For unfortunately, the GOP leadership severely underestimated the xenophobia and viciousness of much of their own base.  Trump and his supporters, like all narcissistic bullies, driven and derided by a profound emptiness that no amount of power or money will ever be able to satisfy, have consequently lashed out against our most vulnerable people, and scapegoated them for all their insecurities, as we have since the dawn of America.

And it's not just Trump--he's a symptom, not a cause.  For awhile now, a distressingly large plurality of the GOP base has been ravenously hungry for someone to validate all the vile lies they've long yearned to believe about Mexican immigrants, ever since they first turned on Bush.  If it hadn't been Trump they rallied around, then it probably would have been Cruz--maybe, in a perverse sort of way, we should be grateful for both Trump and Cruz, for splitting the xenophobe vote between them, rather than allowing it to coalesce around a single awful candidate.

But make no mistake here: all this time they'd been dehumanizing Mexicans--calling them "illegals" and worse--the Mexicans have gone right along actually being human, with eyes to see and ears to hear, and have been following very carefully all the hateful things being said about them by so many.  More Mexican-Americans have registered to vote within the past few months than in the past few years combined, because they simply cannot wait to vote against these clowns.

And not just Mexican-Americans, either--Puerto Ricans, Cuban-Americans, and documented Mexicans who either came here "legally" or have been here ever since the border first crossed them in 1848, have all had their blood boiling over Trump and Cruz and their supporters, because they have (accurately) intuited that these are not merely attacks upon undocumented aliens, but insults heaped upon Latino culture altogether.  And Latinos do not take insults lightly.

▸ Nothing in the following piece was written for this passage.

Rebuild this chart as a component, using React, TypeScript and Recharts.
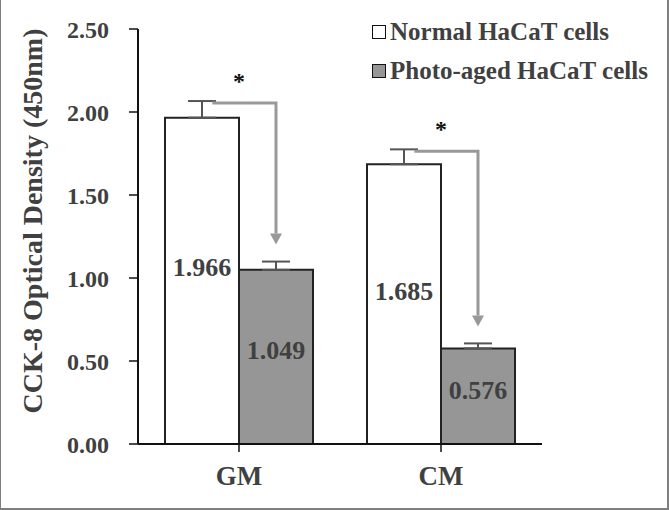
import React from "react";
import { BarChart, Bar, XAxis, YAxis, ErrorBar, LabelList, Legend } from "recharts";

const categories = ["GM", "CM"];
const normalValues = [1.966, 1.685];
const photoValues = [1.049, 0.576];
const normalErrors = [0.1, 0.09];
const photoErrors = [0.05, 0.03];
const yTicks = [0, 0.5, 1, 1.5, 2, 2.5];
const seriesNames = ["Normal HaCaT cells", "Photo-aged HaCaT cells"];
const significance = ["*", "*"];

const data = categories.map((c, i) => ({
  name: c,
  normal: normalValues[i],
  photo: photoValues[i],
  normalErr: [0, normalErrors[i]],
  photoErr: [0, photoErrors[i]],
}));

const FONT = "'Liberation Serif', 'Times New Roman', serif";
const TEXT = "#404040";
const ARROW = "#999999";

const geom = (props: any) => {
  const vb = props.viewBox || {};
  const x = props.x ?? vb.x;
  const y = props.y ?? vb.y;
  const width = props.width ?? vb.width;
  const height = props.height ?? vb.height;
  return { x: Number(x), y: Number(y), width: Number(width), height: Number(height) };
};

const NormalLabel = (props: any) => {
  const { x, y, width, height } = geom(props);
  const idx = props.index;
  const value = normalValues[idx];
  const ppu = height / value;
  const base = y + height;
  const errTopY = base - (value + normalErrors[idx]) * ppu;
  const photoTopY = base - (photoValues[idx] + photoErrors[idx]) * ppu;
  const sx = x + width * 0.64;
  const hy = errTopY + 2;
  const ex = x + width * 1.5;
  const tipY = photoTopY - 17;
  const headH = 11;
  return (
    <g>
      <path
        d={`M${sx},${hy} L${ex},${hy} L${ex},${tipY - headH}`}
        fill="none"
        stroke={ARROW}
        strokeWidth={3}
      />
      <path
        d={`M${ex - 6},${tipY - headH} L${ex + 6},${tipY - headH} L${ex},${tipY} Z`}
        fill={ARROW}
      />
      <text
        x={x + width}
        y={errTopY - 20}
        textAnchor="middle"
        dominantBaseline="central"
        fontFamily={FONT}
        fontWeight="bold"
        fontSize={24}
        fill="#111"
      >
        {significance[idx]}
      </text>
      <text
        x={x + width / 2}
        y={y + height / 2 - 13}
        textAnchor="middle"
        dominantBaseline="central"
        fontFamily={FONT}
        fontWeight="bold"
        fontSize={26}
        fill={TEXT}
      >
        {value.toFixed(3)}
      </text>
    </g>
  );
};

const PhotoLabel = (props: any) => {
  const { x, y, width, height } = geom(props);
  const idx = props.index;
  const value = photoValues[idx];
  return (
    <text
      x={x + width / 2}
      y={y + height / 2 - 6}
      textAnchor="middle"
      dominantBaseline="central"
      fontFamily={FONT}
      fontWeight="bold"
      fontSize={26}
      fill={TEXT}
    >
      {value.toFixed(3)}
    </text>
  );
};

const LegendContent = () => (
  <div style={{ fontFamily: FONT, fontWeight: "bold", fontSize: 25, color: TEXT, lineHeight: "39px" }}>
    {seriesNames.map((n, i) => (
      <div key={n} style={{ display: "flex", alignItems: "center", height: 39, whiteSpace: "nowrap" }}>
        <span
          style={{
            display: "inline-block",
            width: 12,
            height: 12,
            border: "1.5px solid #111",
            background: i === 0 ? "#ffffff" : "#969696",
            marginRight: 4,
          }}
        />
        <span>{n}</span>
      </div>
    ))}
  </div>
);

const YLabel = () => (
  <text
    x={32}
    y={221}
    transform="rotate(-90, 32, 221)"
    textAnchor="middle"
    dominantBaseline="central"
    fontFamily={FONT}
    fontWeight="bold"
    fontSize={28}
    fill={TEXT}
  >
    CCK-8 Optical Density (450nm)
  </text>
);

export default function App() {
  return (
    <div
      style={{
        position: "absolute",
        left: 0,
        top: 0,
        width: 669,
        height: 510,
        background: "#fff",
        boxSizing: "border-box",
        borderLeft: "1px solid #7f7f7f",
        borderRight: "2px solid #7f7f7f",
        borderBottom: "2px solid #7f7f7f",
      }}
    >
      <div style={{ position: "absolute", left: -1, top: 0 }}>
        <BarChart
          width={669}
          height={510}
          data={data}
          margin={{ top: 29, right: 127, bottom: 26, left: 0 }}
          barCategoryGap={27}
          barGap={0}
        >
          <XAxis
            dataKey="name"
            height={40}
            axisLine={{ stroke: "#111", strokeWidth: 2 }}
            tickLine={{ stroke: "#111", strokeWidth: 1.5 }}
            tickSize={8}
            tickMargin={14}
            tick={{ fontFamily: FONT, fontWeight: "bold", fontSize: 27, fill: TEXT }}
          />
          <YAxis
            width={138}
            domain={[0, 2.5]}
            ticks={yTicks}
            interval={0}
            tickFormatter={(v: number) => v.toFixed(2)}
            axisLine={{ stroke: "#111", strokeWidth: 2 }}
            tickLine={{ stroke: "#111", strokeWidth: 1.5 }}
            tickSize={9}
            tickMargin={20}
            tick={{ fontFamily: FONT, fontWeight: "bold", fontSize: 24, fill: TEXT }}
            label={<YLabel />}
          />
          <Legend
            layout="vertical"
            align="center"
            verticalAlign="middle"
            content={<LegendContent />}
            wrapperStyle={{ position: "absolute", left: 372, top: 12, width: 300, height: 78 }}
          />
          <Bar
            dataKey="normal"
            name={seriesNames[0]}
            fill="#ffffff"
            stroke="#222"
            strokeWidth={2}
            isAnimationActive={false}
          >
            <ErrorBar dataKey="normalErr" width={14} stroke="#555" strokeWidth={2} direction="y" />
            <LabelList dataKey="normal" content={<NormalLabel />} />
          </Bar>
          <Bar
            dataKey="photo"
            name={seriesNames[1]}
            fill="#969696"
            stroke="#222"
            strokeWidth={2}
            isAnimationActive={false}
          >
            <ErrorBar dataKey="photoErr" width={14} stroke="#555" strokeWidth={2} direction="y" />
            <LabelList dataKey="photo" content={<PhotoLabel />} />
          </Bar>
        </BarChart>
      </div>
    </div>
  );
}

Again, anything can happen between now and November; but I am LDS, and a key part of my faith's doctrine is that the indigenous groups of America are long lost members of the House of Israel (including Mexicans), whom the Lord God Almighty hath assured us He will regather in these Last Days, remembering the ancient covenants made to their forefathers, and endowing them with a power to go forth among their oppressors as a lion among the lambs, and there is none to deliver.  Ladies and Gentlemen, Brothers and Sisters, we may be approaching that day of reckoning, which shall come as a thief in the night, in an hour we know not of, faster than we think, for the Lord will suffer their cries no longer.

For we really did steal a third of Mexico away from Mexico; and our ancestors really did dispossess all the indigenous groups of their lands.  We so cavalierly deny their very real rights and historical grievances at our own eternal peril.  What's more, we base our agricultural production on their cheap labor, but then make it impossible for them to immigrate here legally, so that we can exploit them then deport them if they try to organize--meanwhile, their garnished wages add billions to Social Security and Medicaid, millions of them still pay both sales and income taxes, they keep our food cheap, yet still we have the nerve to accuse them of taking advantage of us!  "But they're breaking the law!"  So were slaves escaping to the North after the Fugitive Slave Act of 1851--and we all know what shortly followed that.

To conclude, maybe Rage Against the Machine, that perennial punchline of empty political posturing, was right after all--that "it's coming back around again/this is for the people of the sun."  Perhaps the purpose of that old Mexican-American band was not to rally all those moshing frat bros who completely missed the point, but to prophecy.  For now, a full 20 years later after that single's release, we may in all likelihood be coming upon the election wherein the Mexican-American electorate, maligned and trampled and ignored as though they had no voice, rises up yet again and answers the insults of Trump, Cruz, and all their vicious supporters resoundingly.  It's coming back around again.  This election is for the people of the sun.